Although this be strange, it is God’s prerogative to do things the way he wants to do things. We might want God only to work in ways that we preapprove and understand, but what would that makes us in relation to God? Wouldn’t we really be the ones who are God, telling him how he has to do things? If we don’t understand something as well as we would like, it’s as though we can then just dismiss it, reject it, or ignore it.

Let me mention something else in this regard that’s already come up. God created light on the first day. He separated the light from the darkness. The light he called day. The darkness he called night. There was evening and there was morning the first day. And yet the only sources we know of for light weren’t created, weren’t further organized by God, until the fourth day. How could there be light without the sun, without the moon, without the normal means? I can’t fully visualize what that first day must have been like. I can’t visualize a day without the sun as the source of light for it. But that’s okay.

What so often happens, though, is that pseudo-intellectuals—whether those pseudo-intellectuals have advanced degrees or didn’t even graduate high school—pseudo-intellectuals will rise up and declare Moses an idiot, the Genesis account a myth, and the only so-called proof they really have is that if they were God, they wouldn’t have done it that way. They wouldn't have made light on day one and not make the sun until day 4. It’s as though Moses should have caught that error while he was proof-reading.

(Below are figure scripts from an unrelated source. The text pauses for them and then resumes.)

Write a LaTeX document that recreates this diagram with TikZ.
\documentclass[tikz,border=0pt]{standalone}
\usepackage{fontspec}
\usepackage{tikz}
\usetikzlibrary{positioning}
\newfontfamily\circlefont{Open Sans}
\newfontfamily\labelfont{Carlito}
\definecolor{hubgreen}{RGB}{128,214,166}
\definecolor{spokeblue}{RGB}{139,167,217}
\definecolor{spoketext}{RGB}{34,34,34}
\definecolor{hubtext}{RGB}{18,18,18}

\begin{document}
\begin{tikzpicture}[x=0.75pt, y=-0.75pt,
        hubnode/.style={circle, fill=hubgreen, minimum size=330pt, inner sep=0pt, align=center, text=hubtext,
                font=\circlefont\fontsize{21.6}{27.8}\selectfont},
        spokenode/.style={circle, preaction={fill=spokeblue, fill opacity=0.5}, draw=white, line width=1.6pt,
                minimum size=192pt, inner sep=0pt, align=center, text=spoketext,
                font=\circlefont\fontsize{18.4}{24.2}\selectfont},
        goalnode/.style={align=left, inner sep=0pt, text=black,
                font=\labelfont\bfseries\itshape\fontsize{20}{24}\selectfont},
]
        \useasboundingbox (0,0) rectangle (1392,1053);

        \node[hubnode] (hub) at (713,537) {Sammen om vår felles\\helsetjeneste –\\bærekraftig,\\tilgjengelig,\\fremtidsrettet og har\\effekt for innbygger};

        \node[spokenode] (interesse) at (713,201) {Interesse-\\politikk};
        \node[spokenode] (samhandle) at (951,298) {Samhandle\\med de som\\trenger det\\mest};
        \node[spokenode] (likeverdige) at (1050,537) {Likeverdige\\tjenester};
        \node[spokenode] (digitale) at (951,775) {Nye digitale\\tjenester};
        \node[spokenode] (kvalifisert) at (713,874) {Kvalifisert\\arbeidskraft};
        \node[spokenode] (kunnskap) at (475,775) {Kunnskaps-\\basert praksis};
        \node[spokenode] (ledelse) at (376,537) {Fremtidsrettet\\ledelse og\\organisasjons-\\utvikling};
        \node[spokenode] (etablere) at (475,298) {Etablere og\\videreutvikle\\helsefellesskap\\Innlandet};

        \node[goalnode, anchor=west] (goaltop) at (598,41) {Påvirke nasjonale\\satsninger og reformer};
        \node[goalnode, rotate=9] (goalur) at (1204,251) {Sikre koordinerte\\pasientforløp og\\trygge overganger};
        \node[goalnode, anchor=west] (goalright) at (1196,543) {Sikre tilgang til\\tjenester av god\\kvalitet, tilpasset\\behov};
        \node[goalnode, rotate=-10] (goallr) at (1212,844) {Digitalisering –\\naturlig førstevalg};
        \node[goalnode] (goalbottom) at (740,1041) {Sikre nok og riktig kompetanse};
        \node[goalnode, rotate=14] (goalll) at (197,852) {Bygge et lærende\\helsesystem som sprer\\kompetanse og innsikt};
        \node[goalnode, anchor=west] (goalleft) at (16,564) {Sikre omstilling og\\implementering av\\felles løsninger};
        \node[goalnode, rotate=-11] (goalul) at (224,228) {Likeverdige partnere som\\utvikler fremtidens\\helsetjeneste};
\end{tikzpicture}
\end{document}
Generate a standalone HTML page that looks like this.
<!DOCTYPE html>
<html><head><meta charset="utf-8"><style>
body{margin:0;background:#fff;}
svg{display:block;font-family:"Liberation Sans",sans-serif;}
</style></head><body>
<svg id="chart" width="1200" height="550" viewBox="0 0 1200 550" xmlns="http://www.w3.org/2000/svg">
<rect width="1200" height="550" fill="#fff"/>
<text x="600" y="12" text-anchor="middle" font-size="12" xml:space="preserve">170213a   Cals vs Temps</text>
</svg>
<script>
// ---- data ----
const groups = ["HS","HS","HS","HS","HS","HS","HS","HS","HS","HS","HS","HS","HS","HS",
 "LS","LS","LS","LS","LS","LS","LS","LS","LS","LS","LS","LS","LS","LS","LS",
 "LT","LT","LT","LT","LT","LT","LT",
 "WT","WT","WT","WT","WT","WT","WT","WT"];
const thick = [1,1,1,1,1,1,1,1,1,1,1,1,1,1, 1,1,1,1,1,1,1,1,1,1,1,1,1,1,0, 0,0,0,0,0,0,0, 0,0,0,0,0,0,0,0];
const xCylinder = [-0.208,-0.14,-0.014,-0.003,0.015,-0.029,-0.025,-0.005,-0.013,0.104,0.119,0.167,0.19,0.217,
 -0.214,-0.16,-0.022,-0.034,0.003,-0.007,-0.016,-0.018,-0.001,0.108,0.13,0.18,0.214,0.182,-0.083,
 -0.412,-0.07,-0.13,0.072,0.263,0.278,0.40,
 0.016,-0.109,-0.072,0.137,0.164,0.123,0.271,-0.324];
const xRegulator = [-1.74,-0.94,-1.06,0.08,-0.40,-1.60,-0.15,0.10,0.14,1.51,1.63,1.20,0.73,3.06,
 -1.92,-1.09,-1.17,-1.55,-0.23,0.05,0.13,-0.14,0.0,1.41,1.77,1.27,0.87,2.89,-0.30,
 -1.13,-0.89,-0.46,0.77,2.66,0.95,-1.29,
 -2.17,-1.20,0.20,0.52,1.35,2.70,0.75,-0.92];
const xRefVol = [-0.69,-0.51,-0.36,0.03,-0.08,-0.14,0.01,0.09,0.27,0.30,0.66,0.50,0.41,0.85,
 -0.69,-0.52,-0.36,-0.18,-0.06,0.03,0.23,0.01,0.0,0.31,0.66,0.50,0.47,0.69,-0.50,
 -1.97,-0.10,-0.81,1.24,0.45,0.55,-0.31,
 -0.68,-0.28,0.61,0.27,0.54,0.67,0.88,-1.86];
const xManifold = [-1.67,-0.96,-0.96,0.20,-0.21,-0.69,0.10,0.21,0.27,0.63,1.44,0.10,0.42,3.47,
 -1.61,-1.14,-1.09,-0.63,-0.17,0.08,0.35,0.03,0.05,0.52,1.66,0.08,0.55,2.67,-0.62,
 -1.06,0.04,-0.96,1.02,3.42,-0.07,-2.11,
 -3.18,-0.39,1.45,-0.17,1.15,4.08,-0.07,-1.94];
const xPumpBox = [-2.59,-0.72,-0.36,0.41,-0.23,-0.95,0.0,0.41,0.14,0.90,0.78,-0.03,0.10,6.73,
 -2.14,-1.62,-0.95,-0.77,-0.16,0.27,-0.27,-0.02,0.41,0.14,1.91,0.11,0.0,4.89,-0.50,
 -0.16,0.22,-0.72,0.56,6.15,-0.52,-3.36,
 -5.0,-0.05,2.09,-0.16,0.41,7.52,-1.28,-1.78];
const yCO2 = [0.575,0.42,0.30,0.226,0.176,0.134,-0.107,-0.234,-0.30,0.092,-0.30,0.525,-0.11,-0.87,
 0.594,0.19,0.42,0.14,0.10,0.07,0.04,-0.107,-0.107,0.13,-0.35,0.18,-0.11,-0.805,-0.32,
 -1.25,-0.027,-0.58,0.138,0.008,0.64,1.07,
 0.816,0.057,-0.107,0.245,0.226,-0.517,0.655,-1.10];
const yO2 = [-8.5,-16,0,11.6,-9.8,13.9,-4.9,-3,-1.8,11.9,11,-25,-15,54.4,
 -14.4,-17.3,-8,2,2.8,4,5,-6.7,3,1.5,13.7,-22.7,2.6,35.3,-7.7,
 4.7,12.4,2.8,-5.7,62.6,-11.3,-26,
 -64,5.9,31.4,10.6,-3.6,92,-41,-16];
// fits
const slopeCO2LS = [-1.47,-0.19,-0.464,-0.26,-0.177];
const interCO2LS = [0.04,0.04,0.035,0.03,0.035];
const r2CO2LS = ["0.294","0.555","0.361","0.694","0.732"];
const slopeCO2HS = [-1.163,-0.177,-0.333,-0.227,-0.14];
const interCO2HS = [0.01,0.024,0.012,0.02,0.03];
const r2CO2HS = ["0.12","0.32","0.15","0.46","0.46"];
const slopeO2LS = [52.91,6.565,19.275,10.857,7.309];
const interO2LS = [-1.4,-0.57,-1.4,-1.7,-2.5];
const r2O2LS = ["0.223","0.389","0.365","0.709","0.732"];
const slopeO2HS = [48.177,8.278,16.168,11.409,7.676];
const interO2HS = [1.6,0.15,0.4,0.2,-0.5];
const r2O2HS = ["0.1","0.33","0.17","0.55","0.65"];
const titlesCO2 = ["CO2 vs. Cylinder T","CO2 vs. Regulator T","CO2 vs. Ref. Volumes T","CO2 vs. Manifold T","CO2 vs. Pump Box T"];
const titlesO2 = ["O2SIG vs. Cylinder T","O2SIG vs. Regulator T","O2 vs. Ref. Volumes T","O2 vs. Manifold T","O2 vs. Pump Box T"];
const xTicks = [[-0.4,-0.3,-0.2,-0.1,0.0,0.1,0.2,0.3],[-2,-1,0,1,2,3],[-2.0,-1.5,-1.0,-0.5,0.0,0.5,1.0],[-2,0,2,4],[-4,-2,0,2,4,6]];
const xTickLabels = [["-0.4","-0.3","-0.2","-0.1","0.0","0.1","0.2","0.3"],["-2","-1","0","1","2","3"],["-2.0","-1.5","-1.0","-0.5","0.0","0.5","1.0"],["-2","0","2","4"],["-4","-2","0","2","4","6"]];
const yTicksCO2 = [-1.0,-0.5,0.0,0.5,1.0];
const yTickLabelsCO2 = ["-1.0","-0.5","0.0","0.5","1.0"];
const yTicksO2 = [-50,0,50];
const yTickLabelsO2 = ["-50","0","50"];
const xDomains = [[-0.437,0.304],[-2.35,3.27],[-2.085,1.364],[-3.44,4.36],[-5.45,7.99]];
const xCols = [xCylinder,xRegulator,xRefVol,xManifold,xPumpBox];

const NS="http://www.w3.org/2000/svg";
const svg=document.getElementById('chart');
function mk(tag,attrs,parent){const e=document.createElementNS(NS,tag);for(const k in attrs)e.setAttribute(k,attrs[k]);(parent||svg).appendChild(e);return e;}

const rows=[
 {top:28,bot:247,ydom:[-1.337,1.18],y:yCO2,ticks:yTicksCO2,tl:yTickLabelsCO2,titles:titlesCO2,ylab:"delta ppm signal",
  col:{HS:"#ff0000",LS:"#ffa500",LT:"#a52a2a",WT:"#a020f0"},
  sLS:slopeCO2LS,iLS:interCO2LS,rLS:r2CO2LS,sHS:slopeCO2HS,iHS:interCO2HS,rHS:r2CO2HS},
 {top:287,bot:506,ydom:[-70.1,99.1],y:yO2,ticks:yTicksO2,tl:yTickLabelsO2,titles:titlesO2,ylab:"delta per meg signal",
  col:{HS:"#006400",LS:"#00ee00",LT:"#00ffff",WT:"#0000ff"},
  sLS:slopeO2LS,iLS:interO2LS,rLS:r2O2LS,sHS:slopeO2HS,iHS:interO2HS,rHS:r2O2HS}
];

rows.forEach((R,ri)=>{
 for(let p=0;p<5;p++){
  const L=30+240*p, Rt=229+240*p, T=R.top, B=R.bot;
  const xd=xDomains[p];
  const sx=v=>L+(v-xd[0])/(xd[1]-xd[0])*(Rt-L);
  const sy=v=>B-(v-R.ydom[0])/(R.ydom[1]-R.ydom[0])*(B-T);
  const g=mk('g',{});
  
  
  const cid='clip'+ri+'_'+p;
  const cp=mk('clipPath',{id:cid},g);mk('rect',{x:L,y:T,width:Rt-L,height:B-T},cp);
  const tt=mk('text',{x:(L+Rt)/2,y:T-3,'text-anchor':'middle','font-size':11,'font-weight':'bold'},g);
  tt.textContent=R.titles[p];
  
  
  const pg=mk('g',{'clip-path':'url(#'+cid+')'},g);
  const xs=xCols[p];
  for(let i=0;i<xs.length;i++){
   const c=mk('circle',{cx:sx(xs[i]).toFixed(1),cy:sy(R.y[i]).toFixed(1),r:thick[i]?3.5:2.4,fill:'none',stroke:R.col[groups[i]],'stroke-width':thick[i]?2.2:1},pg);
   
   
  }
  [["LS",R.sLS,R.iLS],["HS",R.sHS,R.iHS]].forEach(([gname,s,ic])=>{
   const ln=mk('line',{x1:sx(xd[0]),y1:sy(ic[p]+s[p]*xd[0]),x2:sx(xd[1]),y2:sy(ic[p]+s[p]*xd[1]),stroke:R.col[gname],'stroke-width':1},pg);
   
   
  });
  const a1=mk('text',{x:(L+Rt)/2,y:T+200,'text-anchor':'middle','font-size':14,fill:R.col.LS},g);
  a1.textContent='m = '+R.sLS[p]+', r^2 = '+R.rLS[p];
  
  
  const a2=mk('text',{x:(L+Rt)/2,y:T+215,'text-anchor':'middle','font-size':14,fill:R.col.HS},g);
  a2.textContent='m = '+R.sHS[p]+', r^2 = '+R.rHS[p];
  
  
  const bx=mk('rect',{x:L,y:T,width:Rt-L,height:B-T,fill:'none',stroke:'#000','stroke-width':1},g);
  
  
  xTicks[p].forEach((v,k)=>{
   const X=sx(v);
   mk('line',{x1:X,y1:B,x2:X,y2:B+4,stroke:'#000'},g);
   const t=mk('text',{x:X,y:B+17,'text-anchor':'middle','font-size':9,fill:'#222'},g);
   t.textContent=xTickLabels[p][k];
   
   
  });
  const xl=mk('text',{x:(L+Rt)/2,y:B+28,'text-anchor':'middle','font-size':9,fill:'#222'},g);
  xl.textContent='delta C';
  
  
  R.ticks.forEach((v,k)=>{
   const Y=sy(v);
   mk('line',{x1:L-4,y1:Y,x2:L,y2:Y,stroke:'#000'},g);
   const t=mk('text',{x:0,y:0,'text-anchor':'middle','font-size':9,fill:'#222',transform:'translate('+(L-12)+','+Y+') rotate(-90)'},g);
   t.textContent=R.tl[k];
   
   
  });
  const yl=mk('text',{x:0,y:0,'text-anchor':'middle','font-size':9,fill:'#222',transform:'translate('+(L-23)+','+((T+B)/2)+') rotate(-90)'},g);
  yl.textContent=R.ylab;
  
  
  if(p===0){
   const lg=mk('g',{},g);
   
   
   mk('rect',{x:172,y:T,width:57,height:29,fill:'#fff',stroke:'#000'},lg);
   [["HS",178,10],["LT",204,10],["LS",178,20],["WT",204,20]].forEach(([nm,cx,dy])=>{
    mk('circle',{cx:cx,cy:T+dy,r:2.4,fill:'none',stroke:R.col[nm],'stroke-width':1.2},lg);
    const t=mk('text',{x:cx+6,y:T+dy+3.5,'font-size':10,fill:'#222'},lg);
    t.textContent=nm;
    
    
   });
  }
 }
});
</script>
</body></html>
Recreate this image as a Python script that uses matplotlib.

Unfortunately the same pseudo-intellectualism happens with Christmas too. People reject the Word becoming flesh and dwelling among us. Why? Because they have some proof? What proof could they possibly produce one way or another? There is no proof possible; there’s only belief and unbelief. All that’s going on is that they are using that big brain of theirs, and they figure that if they were God, they wouldn’t go about things the way that it is described. They’d make it understandable and accessible. They wouldn’t talk about being born again or death and resurrection. They’d be a better writer than the Holy Spirit.

Set aside your shallow judgements and petty criteria. Your thoughts aren’t nearly as infallible as you think they are. Listen, instead, to what the Holy Spirit says through the apostle John. In Jesus is a re-creation, higher and profounder than the creation of Genesis. The light is not created light. The Light is the Son of God, through whom everything was made. He came to bring order out of chaos, life out of death, light out of darkness. He promises you grace upon grace, a new life, and the ability to see God.

The Word becoming flesh and dwelling among us is what we consider at Christmas, and it is profounder than what is talked about in Genesis.